Consider some reasons why individuals have given up their furry family members and why this is the best thing for them in some circumstances.
- Perhaps they are forced to move to a smaller home or to where they are not permitted to have a dog.
- The owners themselves die.
- They found their dog to be incompatible with their lifestyle.
- The new dog is incompatible with certain pets that they already own.
- Perhaps they are forced to take on full-time employment and feel that they can’t give their beloved dogs all the attention that they deserve.
- Immigration to another country is often an issue, where the owners care enough not to leave their beloved ones in quarantine for 6 months.
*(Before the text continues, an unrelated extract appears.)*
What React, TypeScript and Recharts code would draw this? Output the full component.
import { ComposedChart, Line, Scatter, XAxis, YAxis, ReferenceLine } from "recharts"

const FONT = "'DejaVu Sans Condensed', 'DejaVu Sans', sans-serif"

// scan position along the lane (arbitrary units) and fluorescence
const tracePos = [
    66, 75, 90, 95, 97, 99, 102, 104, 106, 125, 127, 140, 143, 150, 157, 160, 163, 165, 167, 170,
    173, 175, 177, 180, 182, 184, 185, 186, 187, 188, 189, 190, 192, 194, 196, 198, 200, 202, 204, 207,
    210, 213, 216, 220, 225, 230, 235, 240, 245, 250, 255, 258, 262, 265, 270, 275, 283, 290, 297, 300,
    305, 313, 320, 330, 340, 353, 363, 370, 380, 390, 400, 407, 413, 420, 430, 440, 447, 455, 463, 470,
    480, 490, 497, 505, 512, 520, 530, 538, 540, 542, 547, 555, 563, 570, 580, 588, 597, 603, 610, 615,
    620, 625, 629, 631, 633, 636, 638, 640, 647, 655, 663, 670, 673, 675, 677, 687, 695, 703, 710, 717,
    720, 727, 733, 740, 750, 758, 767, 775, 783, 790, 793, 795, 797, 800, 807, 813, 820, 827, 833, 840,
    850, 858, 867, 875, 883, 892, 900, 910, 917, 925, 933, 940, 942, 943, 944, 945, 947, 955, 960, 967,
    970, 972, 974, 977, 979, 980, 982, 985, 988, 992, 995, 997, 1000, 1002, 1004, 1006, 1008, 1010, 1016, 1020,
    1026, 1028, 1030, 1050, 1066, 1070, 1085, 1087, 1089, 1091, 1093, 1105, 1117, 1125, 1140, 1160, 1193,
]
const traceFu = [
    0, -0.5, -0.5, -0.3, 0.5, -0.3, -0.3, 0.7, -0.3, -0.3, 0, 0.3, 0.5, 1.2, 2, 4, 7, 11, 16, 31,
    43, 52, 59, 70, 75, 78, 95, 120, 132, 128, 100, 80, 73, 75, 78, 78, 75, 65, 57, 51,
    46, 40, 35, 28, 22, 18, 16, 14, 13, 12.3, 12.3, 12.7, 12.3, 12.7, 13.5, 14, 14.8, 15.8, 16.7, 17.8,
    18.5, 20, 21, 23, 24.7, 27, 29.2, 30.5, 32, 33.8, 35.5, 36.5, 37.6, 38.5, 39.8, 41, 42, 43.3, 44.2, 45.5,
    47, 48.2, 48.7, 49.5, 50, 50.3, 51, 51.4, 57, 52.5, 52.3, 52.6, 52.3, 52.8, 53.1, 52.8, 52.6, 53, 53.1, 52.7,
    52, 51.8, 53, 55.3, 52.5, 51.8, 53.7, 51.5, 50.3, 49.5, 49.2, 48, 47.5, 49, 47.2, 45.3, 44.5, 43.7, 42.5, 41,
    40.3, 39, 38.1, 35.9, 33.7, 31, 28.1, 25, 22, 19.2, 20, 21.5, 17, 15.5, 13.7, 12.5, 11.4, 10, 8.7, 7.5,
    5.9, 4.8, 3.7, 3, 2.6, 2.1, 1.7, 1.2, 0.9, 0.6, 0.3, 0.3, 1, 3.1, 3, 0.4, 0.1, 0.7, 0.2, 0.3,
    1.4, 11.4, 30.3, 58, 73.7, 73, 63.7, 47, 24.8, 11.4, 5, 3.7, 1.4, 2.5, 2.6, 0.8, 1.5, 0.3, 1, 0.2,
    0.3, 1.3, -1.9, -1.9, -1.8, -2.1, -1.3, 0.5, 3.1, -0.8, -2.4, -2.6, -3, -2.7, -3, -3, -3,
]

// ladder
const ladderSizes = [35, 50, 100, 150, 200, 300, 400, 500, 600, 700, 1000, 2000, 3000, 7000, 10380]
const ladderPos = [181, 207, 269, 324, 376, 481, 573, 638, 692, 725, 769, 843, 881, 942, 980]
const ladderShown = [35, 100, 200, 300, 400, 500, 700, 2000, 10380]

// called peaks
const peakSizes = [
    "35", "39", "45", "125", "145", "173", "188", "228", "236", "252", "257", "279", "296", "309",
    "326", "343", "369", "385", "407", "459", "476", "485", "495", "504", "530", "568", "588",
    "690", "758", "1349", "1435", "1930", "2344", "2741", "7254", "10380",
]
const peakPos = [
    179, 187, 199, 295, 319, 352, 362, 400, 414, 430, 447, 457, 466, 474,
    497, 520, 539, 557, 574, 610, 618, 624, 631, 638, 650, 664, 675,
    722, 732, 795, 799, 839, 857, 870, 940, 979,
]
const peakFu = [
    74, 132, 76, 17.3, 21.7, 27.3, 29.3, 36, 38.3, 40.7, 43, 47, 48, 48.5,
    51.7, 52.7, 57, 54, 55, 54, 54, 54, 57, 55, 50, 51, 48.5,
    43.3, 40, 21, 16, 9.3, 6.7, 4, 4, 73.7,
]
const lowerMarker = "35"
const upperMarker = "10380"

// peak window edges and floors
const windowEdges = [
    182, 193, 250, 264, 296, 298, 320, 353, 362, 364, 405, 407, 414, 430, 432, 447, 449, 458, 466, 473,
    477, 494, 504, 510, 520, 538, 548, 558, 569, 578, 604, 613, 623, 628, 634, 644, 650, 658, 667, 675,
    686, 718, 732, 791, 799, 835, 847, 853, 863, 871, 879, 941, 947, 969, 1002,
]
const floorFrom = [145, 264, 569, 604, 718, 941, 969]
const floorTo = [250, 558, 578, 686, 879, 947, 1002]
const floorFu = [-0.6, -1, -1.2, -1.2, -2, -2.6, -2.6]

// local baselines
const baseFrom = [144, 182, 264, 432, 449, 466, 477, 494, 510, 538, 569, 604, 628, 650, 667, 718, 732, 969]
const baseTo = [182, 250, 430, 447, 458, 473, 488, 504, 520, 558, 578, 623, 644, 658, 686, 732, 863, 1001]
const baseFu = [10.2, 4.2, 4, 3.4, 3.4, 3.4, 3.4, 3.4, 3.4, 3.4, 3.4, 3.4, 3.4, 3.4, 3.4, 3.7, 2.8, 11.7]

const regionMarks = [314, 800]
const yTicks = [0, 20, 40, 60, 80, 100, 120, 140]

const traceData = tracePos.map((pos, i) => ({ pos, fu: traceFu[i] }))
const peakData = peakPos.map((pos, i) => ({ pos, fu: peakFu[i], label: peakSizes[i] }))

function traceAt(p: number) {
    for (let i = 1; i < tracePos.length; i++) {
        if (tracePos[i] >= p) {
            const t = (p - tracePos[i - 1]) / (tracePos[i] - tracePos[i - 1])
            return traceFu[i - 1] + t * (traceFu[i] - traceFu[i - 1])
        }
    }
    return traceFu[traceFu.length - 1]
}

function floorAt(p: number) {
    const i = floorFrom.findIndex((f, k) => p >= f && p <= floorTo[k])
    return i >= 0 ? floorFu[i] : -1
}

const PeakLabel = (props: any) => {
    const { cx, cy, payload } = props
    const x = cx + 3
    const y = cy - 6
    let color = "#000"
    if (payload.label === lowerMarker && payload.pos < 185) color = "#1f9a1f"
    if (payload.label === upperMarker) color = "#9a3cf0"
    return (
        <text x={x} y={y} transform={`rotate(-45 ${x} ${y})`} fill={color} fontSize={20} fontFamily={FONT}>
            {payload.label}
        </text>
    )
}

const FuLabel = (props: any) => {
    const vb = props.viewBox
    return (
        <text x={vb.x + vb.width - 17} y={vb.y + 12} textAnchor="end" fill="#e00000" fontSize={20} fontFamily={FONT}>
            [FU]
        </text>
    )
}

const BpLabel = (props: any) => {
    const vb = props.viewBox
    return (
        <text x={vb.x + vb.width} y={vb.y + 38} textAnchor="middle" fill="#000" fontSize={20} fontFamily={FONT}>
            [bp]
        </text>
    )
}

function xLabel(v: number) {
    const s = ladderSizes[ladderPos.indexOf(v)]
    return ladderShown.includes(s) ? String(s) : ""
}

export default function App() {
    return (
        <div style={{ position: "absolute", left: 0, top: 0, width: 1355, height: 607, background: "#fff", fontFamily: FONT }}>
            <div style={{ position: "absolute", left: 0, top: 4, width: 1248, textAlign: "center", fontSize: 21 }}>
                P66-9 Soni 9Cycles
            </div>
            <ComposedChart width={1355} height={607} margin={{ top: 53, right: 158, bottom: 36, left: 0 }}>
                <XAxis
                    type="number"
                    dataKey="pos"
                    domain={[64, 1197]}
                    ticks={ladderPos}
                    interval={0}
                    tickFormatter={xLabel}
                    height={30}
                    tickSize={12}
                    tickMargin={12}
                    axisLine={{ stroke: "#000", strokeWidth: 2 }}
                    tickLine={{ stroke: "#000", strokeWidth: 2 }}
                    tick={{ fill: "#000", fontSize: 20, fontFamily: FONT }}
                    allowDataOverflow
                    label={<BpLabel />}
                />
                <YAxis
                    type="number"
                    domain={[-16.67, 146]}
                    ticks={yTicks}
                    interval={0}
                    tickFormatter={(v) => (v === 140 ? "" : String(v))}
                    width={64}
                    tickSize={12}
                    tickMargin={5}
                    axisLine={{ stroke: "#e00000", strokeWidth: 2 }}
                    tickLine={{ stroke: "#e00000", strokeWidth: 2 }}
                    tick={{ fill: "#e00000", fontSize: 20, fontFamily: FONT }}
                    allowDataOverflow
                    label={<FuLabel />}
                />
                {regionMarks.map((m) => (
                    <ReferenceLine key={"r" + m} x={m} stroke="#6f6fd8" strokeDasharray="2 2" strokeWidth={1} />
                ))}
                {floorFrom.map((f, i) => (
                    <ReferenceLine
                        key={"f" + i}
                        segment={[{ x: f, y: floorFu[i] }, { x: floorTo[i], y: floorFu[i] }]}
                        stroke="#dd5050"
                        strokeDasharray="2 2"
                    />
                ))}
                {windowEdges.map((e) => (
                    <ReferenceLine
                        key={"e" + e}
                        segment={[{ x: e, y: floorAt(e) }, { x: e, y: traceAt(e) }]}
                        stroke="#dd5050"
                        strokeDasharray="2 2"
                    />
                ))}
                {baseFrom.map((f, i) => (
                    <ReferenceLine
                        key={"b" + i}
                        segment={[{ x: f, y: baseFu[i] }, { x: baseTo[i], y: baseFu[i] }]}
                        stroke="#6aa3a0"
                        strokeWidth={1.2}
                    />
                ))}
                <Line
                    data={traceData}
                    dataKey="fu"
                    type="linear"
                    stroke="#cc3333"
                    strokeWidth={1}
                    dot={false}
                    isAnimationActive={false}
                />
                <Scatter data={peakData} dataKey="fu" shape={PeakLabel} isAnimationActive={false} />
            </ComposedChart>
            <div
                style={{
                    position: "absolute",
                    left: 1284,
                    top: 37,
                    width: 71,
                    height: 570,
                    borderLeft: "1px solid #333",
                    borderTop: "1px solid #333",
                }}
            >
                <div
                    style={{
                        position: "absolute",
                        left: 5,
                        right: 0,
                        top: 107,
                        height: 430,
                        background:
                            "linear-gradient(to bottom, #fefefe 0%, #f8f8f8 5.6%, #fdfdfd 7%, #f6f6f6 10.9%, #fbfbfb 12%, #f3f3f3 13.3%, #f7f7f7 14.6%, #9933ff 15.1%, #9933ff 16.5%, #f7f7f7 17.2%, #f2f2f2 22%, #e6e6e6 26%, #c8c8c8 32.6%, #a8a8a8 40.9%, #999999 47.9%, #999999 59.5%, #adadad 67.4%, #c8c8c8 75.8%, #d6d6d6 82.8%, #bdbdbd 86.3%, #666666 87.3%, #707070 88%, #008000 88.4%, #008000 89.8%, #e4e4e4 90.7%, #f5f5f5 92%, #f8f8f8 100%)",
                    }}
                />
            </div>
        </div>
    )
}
- Natural disasters. Even in South Africa, disasters like floods, drought, bush fires may require temporary shelter for a dog.
- Another unforeseen tragedy is Domestic violence. For many, the reasonable thing to do is often to temporarily keep a pet in a safe place, like a rescue or shelter when issues get too bad.
4. What is a Rescue Dog?
A rescue dog is a dog that has been placed in a new home after being abused, neglected, or abandoned by its previous owner. The term can also apply to dogs that are found as strays, surrendered by owners for a variety of reasons, including relationship breakdowns, moving home where the owner is unable or unwilling to take their pets, or elderly people who are not permitted to take their dog(s) into a nursing home.
Many animal rescue organizations exist to rescue, protect, care and re-home dogs from unnecessary euthanasia. Many rescue dogs are re-homed quickly, but some wait longer for a home. This may be relevant when the dog is older. Some agencies provide ongoing health care and support for older dogs after they have been placed in a home. There are several charities dedicated to rescuing and re-homing older dogs.
5. Should we judge pet owners?
As a rescue organization, we focus on what we can do to help. It is understandable each individual has his or her own circumstances. No one should feel that they are being judged for the feel that they are being judged for putting their dog’s best interests first.
The truth is that ‘specific breed dog rescues’ only exist because these dogs are not unwanted, but are in demand and they are given to appreciative homes where people really love animals and want to give them the best life possible. This is a rewarding job to find the right home for the right dog and should not need outside funding if the animals are truly appreciated.
6. The Benefits of Rescue:
There are many benefits of rescuing an animal of which many people may not be aware of.
Rescuing from a shelter versus adopting from a pet store can save money. The physical animal will be often be cheaper at a shelter than if purchased at a pet store.
Rescuing & adopting small dogs will help eliminate puppy farms. Despite the fact that puppy farms are illegal, many people throughout the world still benefit from the profits made. A lot of the problem comes from the fact that people are not even aware of the fact that they are adopting a puppy that was bred from a puppy farm. That is why it is vital to research on exactly where one is adopting from before purchasing a puppy.
- Owning an animal can benefit one’s own health and well being. Multiple studies have shown that not only can having a dog improve one’s happiness and health, but it can also elongate one’s life. Specifically, service dogs help with depression, stress, and anxiety. Playing with a dog daily is proven to increase levels of serotonin and dopamine, two chemicals naturally produced in the human body that make one feel happy and play important roles in brain and body function.
- Parents that have pets provide life lessons and extended benefits to their children. Not only does having a pet naturally teach children responsibilities, but it can also help them with separation anxiety and feeling a sense of security when they are at home.